## DATASET SECTION
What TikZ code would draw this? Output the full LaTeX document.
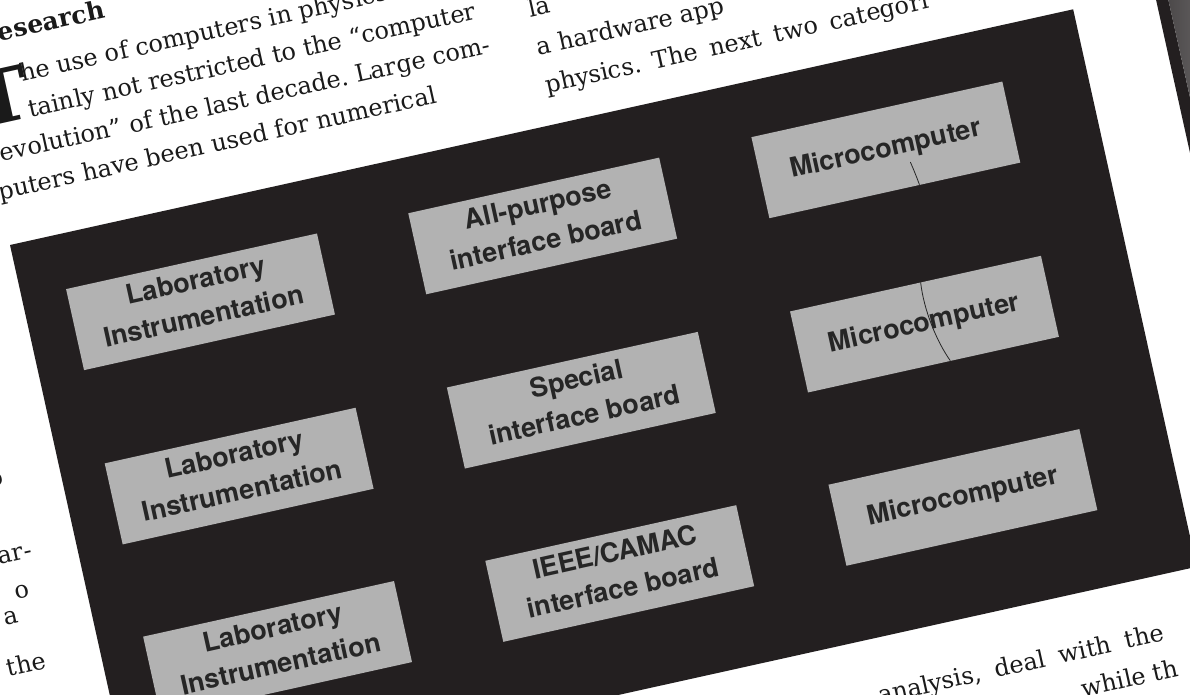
\documentclass[tikz,border=0pt]{standalone}
\usepackage{fontspec}
\setmainfont{DejaVu Serif}
\newfontfamily\boxfont{TeX Gyre Heros}
\definecolor{ink}{HTML}{231F20}
\definecolor{boxgray}{RGB}{178,178,178}
\definecolor{textink}{HTML}{1A1A1A}
\definecolor{labelink}{HTML}{262626}
\tikzset{
  txt/.style={font=\fontsize{24}{24}\selectfont\frenchspacing, text=textink, inner sep=0pt, anchor=base west},
  txtend/.style={txt, anchor=base east},
  headtxt/.style={font=\bfseries\fontsize{25}{25}\selectfont, text=textink, inner sep=0pt, anchor=base west},
  dropcap/.style={font=\bfseries\fontsize{74}{74}\selectfont, text=textink, inner sep=0pt, anchor=base west},
  gbox/.style={fill=boxgray, minimum width=257, minimum height=83, inner sep=0pt, anchor=north west},
  lbl/.style={font=\boxfont\bfseries\fontsize{27}{37}\selectfont, text=labelink, align=center, inner sep=0pt},
  scratch/.style={draw=labelink, line width=0.8pt}
}
\begin{document}
\begin{tikzpicture}[x=1pt,y=1pt]
\useasboundingbox (0,-695) rectangle (1190,0);
\clip (0,-695) rectangle (1190,0);
\fill[white] (0,-695) rectangle (1190,0);
\begin{scope}[shift={(10,-245)},rotate=12.5,transform shape]
  % page edge at the right
  \fill[ink] (1172,300) rectangle (1184,-900);
  \shade[left color=ink, right color=black!18] (1184,300) rectangle (1208,-900);
  \fill[black!18] (1208,300) rectangle (1260,-900);

  % the figure
  \fill[ink] (0,0) rectangle (1089,-571);

  % text above the figure, left column
  \node[headtxt] (head) at (34,201) {esearch};
  \node[dropcap] (dcap) at (-4,120) {T};
  \node[txt] (l1) at (47,157) {he use of computers in physics};
  \node[txt] (l2) at (47,120) {tainly not restricted to the “computer};
  \node[txt] (l3) at (10,83) {evolution” of the last decade. Large com-};
  \node[txt] (l4) at (0,46) {puters have been used for numerical};

  % right column
  \node[txt] (r1) at (557,110) {la};
  \node[txt] (r2) at (557,71) {a hardware app};
  \node[txt] (r3) at (557,32) {\makebox[392pt][s]{physics. The next two categori}};

  % left fragments of the neighbouring column
  \node[txtend] (f0) at (-57,-232) {o};
  \node[txtend] (f1) at (-45,-310) {ar-};
  \node[txtend] (f2) at (-56,-347) {o};
  \node[txtend] (f3) at (-72,-371) {a};
  \node[txtend] (f4) at (-55,-421) {the};

  % text below the figure
  \node[txt] (bt1) at (750,-636) {\makebox[292pt][s]{analysis, deal with the}};
  \node[txt] (bt2) at (950,-674) {while th};

  \node[gbox] (b1) at (45,-55) {};
  \node[gbox] (b2) at (45,-233.5) {};
  \node[gbox] (b3) at (45,-411) {};
  \node[gbox] (b4) at (395.5,-55) {};
  \node[gbox] (b5) at (395.5,-233.5) {};
  \node[gbox] (b6) at (395.5,-411) {};
  \node[gbox] (b7) at (747,-55) {};
  \node[gbox] (b8) at (747,-233.5) {};
  \node[gbox] (b9) at (747,-411) {};

  \node[lbl, yshift=4pt] (t1) at (b1.center) {Laboratory\\Instrumentation};
  \node[lbl, yshift=4pt] (t2) at (b2.center) {Laboratory\\Instrumentation};
  \node[lbl, yshift=4pt] (t3) at (b3.center) {Laboratory\\Instrumentation};
  \node[lbl, yshift=4pt] (t4) at (b4.center) {All-purpose\\interface board};
  \node[lbl, yshift=4pt] (t5) at (b5.center) {Special\\interface board};
  \node[lbl, yshift=4pt] (t6) at (b6.center) {IEEE/CAMAC\\interface board};
  \node[lbl] (t7) at (b7.center) {Microcomputer};
  \node[lbl] (t8) at (b8.center) {Microcomputer};
  \node[lbl] (t9) at (b9.center) {Microcomputer};

  \draw[scratch] (897,-114) .. controls (899,-124) and (900,-131) .. (901,-138);
  \draw[scratch] (881,-233.5) .. controls (878,-262) and (884,-295) .. (893,-316.5);
\end{scope}
\end{tikzpicture}
\end{document}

## SET PROBLEM
Give back exactly the lines from the first line of the data through the line with "(r3) at (557,32)", pictures excluded.

## FINAL ANSWER
What TikZ code would draw this? Output the full LaTeX document.
\documentclass[tikz,border=0pt]{standalone}
\usepackage{fontspec}
\setmainfont{DejaVu Serif}
\newfontfamily\boxfont{TeX Gyre Heros}
\definecolor{ink}{HTML}{231F20}
\definecolor{boxgray}{RGB}{178,178,178}
\definecolor{textink}{HTML}{1A1A1A}
\definecolor{labelink}{HTML}{262626}
\tikzset{
  txt/.style={font=\fontsize{24}{24}\selectfont\frenchspacing, text=textink, inner sep=0pt, anchor=base west},
  txtend/.style={txt, anchor=base east},
  headtxt/.style={font=\bfseries\fontsize{25}{25}\selectfont, text=textink, inner sep=0pt, anchor=base west},
  dropcap/.style={font=\bfseries\fontsize{74}{74}\selectfont, text=textink, inner sep=0pt, anchor=base west},
  gbox/.style={fill=boxgray, minimum width=257, minimum height=83, inner sep=0pt, anchor=north west},
  lbl/.style={font=\boxfont\bfseries\fontsize{27}{37}\selectfont, text=labelink, align=center, inner sep=0pt},
  scratch/.style={draw=labelink, line width=0.8pt}
}
\begin{document}
\begin{tikzpicture}[x=1pt,y=1pt]
\useasboundingbox (0,-695) rectangle (1190,0);
\clip (0,-695) rectangle (1190,0);
\fill[white] (0,-695) rectangle (1190,0);
\begin{scope}[shift={(10,-245)},rotate=12.5,transform shape]
  % page edge at the right
  \fill[ink] (1172,300) rectangle (1184,-900);
  \shade[left color=ink, right color=black!18] (1184,300) rectangle (1208,-900);
  \fill[black!18] (1208,300) rectangle (1260,-900);

  % the figure
  \fill[ink] (0,0) rectangle (1089,-571);

  % text above the figure, left column
  \node[headtxt] (head) at (34,201) {esearch};
  \node[dropcap] (dcap) at (-4,120) {T};
  \node[txt] (l1) at (47,157) {he use of computers in physics};
  \node[txt] (l2) at (47,120) {tainly not restricted to the “computer};
  \node[txt] (l3) at (10,83) {evolution” of the last decade. Large com-};
  \node[txt] (l4) at (0,46) {puters have been used for numerical};

  % right column
  \node[txt] (r1) at (557,110) {la};
  \node[txt] (r2) at (557,71) {a hardware app};
  \node[txt] (r3) at (557,32) {\makebox[392pt][s]{physics. The next two categori}};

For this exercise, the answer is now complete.